Source data:
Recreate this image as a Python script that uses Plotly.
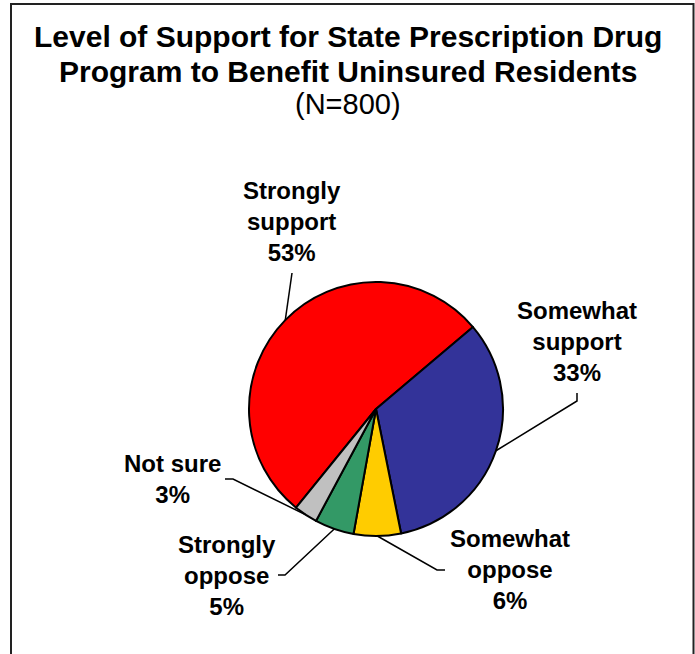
import math
import plotly.graph_objects as go

# ---- data ----
categories = ["Strongly support", "Somewhat support", "Somewhat oppose", "Strongly oppose", "Not sure"]
values = [53, 33, 6, 5, 3]
label_texts = ["Strongly<br>support<br>53%", "Somewhat<br>support<br>33%",
               "Somewhat<br>oppose<br>6%", "Strongly<br>oppose<br>5%", "Not sure<br>3%"]
colors = ["#FF0000", "#333399", "#FFCC00", "#339966", "#C0C0C0"]
title_lines = ["Level of Support for State Prescription Drug",
               "Program to Benefit Uninsured Residents",
               "(N=800)"]

# ---- layout constants (pixels) ----
W, H = 695, 654
CX, CY, R = 376, 409, 127
ROTATION = -141  # degrees clockwise from 12 o'clock where first slice starts

# label centre positions and leader-line start/elbow points (pixels)
label_pos = [(292, 221), (577, 341), (510, 569), (227, 575), (172, 479)]
leader_pts = [
    [(292, 273)],
    [(577, 393), (577, 401)],
    [(445, 570), (437, 570)],
    [(278, 575), (285, 575)],
    [(225, 479), (233, 479)],
]

FONT = "Liberation Sans, Arial, sans-serif"


def px(x):
    return x / W


def py(y):
    return 1 - y / H


fig = go.Figure(go.Pie(
    labels=categories, values=values, sort=False, direction="clockwise",
    rotation=ROTATION,
    marker=dict(colors=colors, line=dict(color="black", width=2)),
    textinfo="none", hoverinfo="label+percent", showlegend=False,
    domain=dict(x=[px(CX - R), px(CX + R)], y=[py(CY + R), py(CY - R)]),
))

annotations = []
shapes = []

# slice mid-angles from the data
total = sum(values)
angle = ROTATION
for i, v in enumerate(values):
    mid = angle + v / total * 360 / 2
    angle += v / total * 360
    ex = CX + R * math.sin(math.radians(mid))
    ey = CY - R * math.cos(math.radians(mid))
    pts = leader_pts[i] + [(ex, ey)]
    path = "M " + " L ".join(f"{px(x):.5f},{py(y):.5f}" for x, y in pts)
    shapes.append(dict(type="path", path=path, xref="paper", yref="paper",
                       line=dict(color="black", width=1.5)))
    lx, ly = label_pos[i]
    annotations.append(dict(text=label_texts[i], x=px(lx), y=py(ly), xref="paper", yref="paper",
                            xanchor="center", yanchor="middle", showarrow=False, align="center",
                            font=dict(family=FONT, size=24, color="black", weight="bold")))

title_y = [36, 71, 104]
for i, t in enumerate(title_lines):
    annotations.append(dict(text=t, x=px(348), y=py(title_y[i]), xref="paper", yref="paper",
                            xanchor="center", yanchor="middle", showarrow=False,
                            font=dict(family=FONT, size=30 if i < 2 else 29, color="black",
                                      weight="bold" if i < 2 else "normal")))

# outer frame
shapes.append(dict(type="rect", xref="paper", yref="paper",
                   x0=px(11), x1=px(693.5), y0=-0.02, y1=py(4),
                   line=dict(color="#222222", width=2)))

fig.update_layout(
    width=W, height=H, margin=dict(l=0, r=0, t=0, b=0),
    paper_bgcolor="white", plot_bgcolor="white",
    annotations=annotations, shapes=shapes,
)

fig.write_html("out.html")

Your goal: Repeat only the lines between the start of the data and the line with "import plotly.graph_objects as go", including those two lines, and skip the pictures.

Final answer:
Recreate this image as a Python script that uses Plotly.
import math
import plotly.graph_objects as go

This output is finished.